European Parliament concerned over Slovakia proposed legislative reforms News
European Parliament concerned over Slovakia proposed legislative reforms

The European Parliament adopted a resolution on Wednesday, expressing concerns over Slovakia’s proposed criminal code reforms and the dissolution of the Special Prosecutor’s Office. The European Parliament is worried the moves potentially endanger the rule of law in Slovakia.

Slovakia Prime Minister Robert Fico introduced reforms in December. The reforms relaxed penalties for corruption and economic offenses. Additionally, the reforms eliminated whistleblower protection for public officers. Furthermore, the government decided to abolish the prosecutor’s office, which has been operational since 2004 and oversees high-level corruption and organized crimes in the country. In doing so, the Slovakian government cited to alleged bias and unfair treatment of officials.

The European Parliament adopted their Wednesday resolution with 496 votes in favor, 70 against and 64 abstentions. The resolution raised concerns about Slovakia’s ability to combat corruption, particularly regarding the proposed changes and the fast-track procedure introduced through the reforms. The planned overhaul of the criminal code has also drawn the EU’s attention due to potential risks it poses to EU funds. This is because the proposed changes could hinder the detection of potential fraud and affect the financial interests of the EU.

The resolution further expressed the European Parliament’s apprehensions over the reforms, which could impede the freedom of citizens and limit the work of non-governmental organizations (NGOs). The resolution marked the conclusion of the EU’s debate of December 13, 2023. During the debate, member of the European Parliament Hidvéghi Balázs from Hungary, supported the government of Slovakia and asserted that the matter is “an internal affair.” He said the EU should refrain from intervening in it.
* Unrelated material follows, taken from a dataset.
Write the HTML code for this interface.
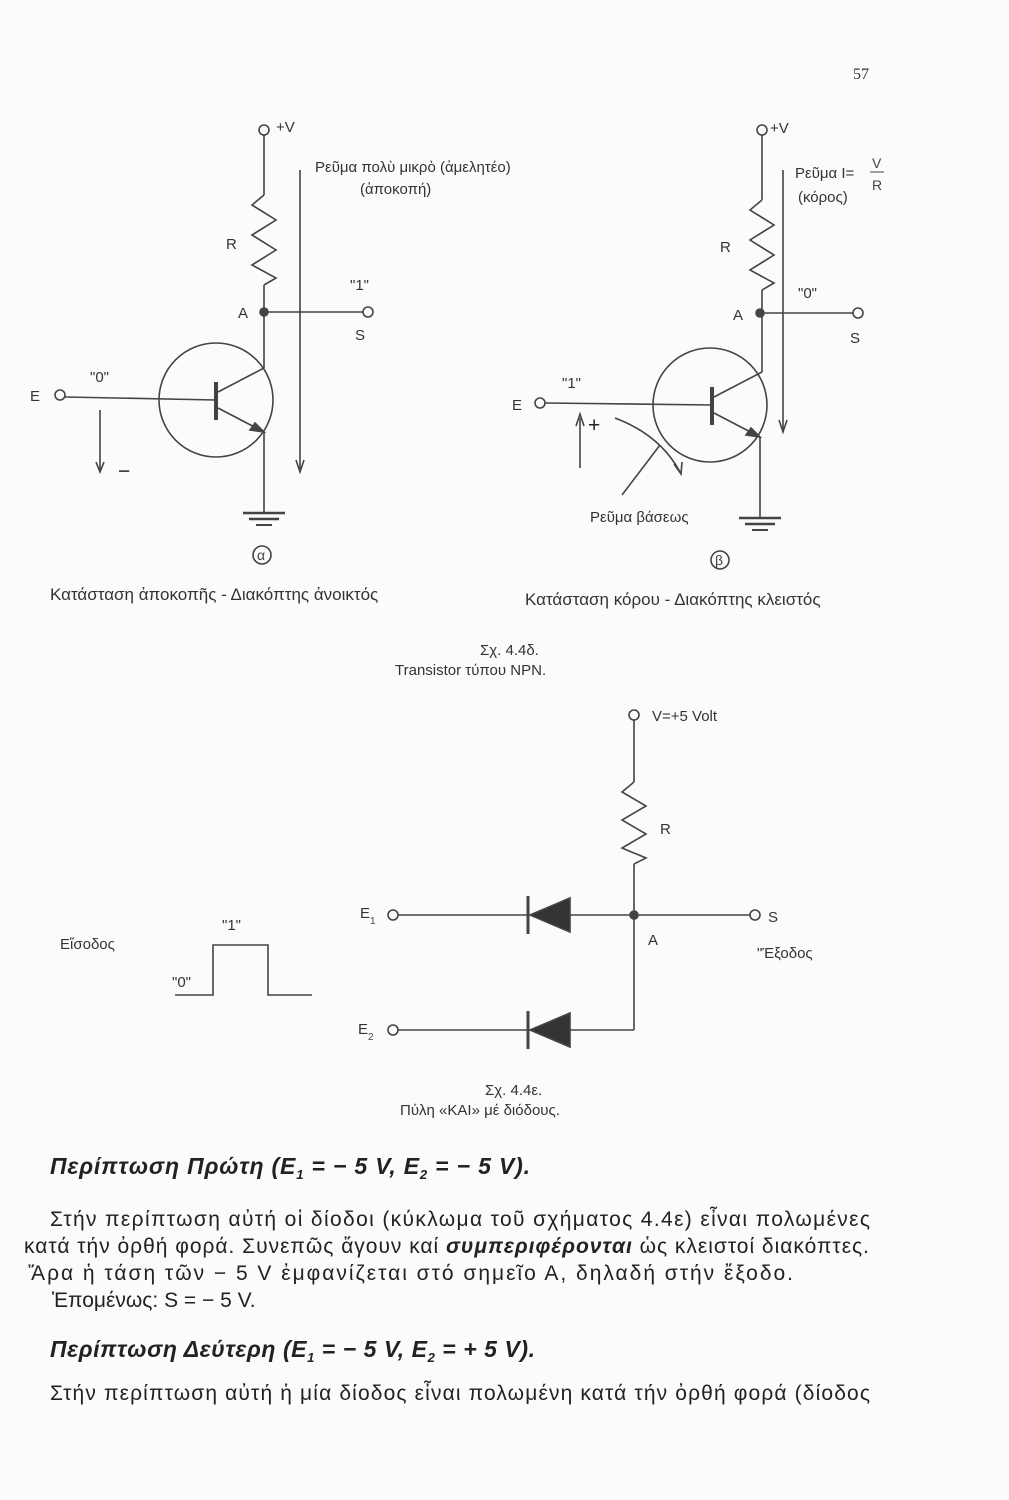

The reforms ignited widespread protests in Slovakia, with people taking to streets against the criminal reforms. Fico, who resigned in 2018 from the position of prime minister amid mass protests against corruption following the murder of an investigative journalist, criticized the Special Prosecutor’s Office. He alleged that the office was politically motivated and violated human rights, proposing it be dismantled.

The Special Prosecutor’s Office had played a pivotal role in addressing high-profile corruption cases—many of which were associated with the ruling Smer party during its previous term. President Zuzana Čaputová said that she intends to veto the reforms.

In this context, the European Chief Prosecutor in December 2023 highlighted concerns in a letter addressed to the European Council regarding the rapid pace at which the Slovak government plans to enact these amendments. In it, they raised serious doubts about its commitment to the obligation of sincere cooperation mentioned in the Article 4(3) of the Treaty on the EU. The government’s stated intention to effectively protect the EU budget was also called into question. The European Commission requested Slovakia to refrain from proceeding with these amendments, especially through a fast-track procedure, without adequate consultation at both national and European levels.